The team claims the technique could be applied to many types of materials for supercapacitors and could enable fast charging of mobile phones, or power electronics in smart clothes, implantable devices, soft robotics and other IoT devices.
According to the researchers, the problem with polymer supercapacitors is that the ions necessary for the chemical reactions can only access the top few nanometers below the material surface. Growing polymers as nano-structures is one way to increase the amount of accessible material near the surface, but this can be expensive, hard to scale up, and often results in poor mechanical stability.

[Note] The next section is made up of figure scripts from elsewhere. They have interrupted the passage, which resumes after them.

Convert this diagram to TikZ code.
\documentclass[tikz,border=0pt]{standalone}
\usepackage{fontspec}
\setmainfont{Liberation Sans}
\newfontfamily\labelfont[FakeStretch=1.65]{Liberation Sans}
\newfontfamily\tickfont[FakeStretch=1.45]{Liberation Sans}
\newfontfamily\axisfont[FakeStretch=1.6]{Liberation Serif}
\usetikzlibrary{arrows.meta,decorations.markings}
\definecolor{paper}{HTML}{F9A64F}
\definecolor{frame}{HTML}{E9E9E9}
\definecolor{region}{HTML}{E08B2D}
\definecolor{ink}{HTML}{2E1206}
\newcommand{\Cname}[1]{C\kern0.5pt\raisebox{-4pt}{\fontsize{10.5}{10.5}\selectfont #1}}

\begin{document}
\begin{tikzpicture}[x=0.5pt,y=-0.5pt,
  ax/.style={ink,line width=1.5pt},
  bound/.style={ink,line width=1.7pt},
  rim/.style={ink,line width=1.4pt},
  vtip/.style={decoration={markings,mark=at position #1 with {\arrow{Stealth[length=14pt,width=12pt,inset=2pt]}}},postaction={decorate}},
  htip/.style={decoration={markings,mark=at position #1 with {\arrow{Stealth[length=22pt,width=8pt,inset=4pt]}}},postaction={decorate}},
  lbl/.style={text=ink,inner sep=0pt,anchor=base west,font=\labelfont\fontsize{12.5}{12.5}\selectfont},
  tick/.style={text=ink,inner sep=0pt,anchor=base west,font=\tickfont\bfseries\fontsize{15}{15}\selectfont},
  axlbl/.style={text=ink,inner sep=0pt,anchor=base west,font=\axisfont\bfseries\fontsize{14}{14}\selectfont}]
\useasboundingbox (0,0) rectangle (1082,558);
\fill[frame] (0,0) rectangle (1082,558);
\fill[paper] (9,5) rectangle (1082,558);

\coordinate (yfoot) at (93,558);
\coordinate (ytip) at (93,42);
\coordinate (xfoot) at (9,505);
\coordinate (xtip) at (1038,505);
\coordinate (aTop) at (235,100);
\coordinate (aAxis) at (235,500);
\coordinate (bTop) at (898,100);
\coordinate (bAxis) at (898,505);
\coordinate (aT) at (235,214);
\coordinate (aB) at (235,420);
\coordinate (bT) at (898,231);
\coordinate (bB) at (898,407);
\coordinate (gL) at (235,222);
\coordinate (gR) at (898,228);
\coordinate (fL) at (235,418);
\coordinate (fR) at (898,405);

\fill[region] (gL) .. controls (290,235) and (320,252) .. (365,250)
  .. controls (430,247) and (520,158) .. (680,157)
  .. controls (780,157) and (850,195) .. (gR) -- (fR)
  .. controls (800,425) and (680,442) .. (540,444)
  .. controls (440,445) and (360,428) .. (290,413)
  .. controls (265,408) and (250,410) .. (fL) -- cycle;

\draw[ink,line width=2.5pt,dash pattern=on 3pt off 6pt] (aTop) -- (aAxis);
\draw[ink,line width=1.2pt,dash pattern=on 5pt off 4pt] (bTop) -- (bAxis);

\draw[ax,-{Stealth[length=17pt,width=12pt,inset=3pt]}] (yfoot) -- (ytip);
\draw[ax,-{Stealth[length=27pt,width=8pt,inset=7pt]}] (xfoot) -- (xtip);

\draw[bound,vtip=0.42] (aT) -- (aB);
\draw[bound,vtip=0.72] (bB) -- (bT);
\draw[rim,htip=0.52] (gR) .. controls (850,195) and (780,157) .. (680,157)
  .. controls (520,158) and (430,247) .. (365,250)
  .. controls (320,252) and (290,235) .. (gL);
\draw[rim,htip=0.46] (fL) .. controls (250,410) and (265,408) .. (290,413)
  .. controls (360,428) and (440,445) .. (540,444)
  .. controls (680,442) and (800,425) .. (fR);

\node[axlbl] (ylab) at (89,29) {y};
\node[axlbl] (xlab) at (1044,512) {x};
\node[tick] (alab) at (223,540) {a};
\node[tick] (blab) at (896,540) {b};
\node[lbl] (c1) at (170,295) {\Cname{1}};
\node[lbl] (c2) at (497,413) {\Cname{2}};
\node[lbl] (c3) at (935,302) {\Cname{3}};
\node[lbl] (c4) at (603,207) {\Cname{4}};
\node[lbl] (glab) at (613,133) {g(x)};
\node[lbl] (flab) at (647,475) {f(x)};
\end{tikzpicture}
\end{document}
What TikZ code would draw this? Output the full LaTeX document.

The researchers, however, claim to have developed a way to interweave nanostructures within a bulk material, thereby achieving the benefits of conventional nanostructuring without using complex synthesis methods or sacrificing material toughness.
"Our supercapacitors can store a lot of charge very quickly, because the thin active material is always in contact with a second polymer which contains ions,” project leader, Stoyan Smoukov, explained.
"This interpenetrating structure enables the material to bend more easily, as well as swell and shrink without cracking, leading to greater longevity.”
The group created a combinatorial route to multifunctionality using interpenetrating polymer networks in which each component can have its own function, rather than using trial-and-error chemistry to fit all functions in one molecule.
This interpenetration technique is said to increase the material's surface area, or more accurately the interfacial area between the different polymer components.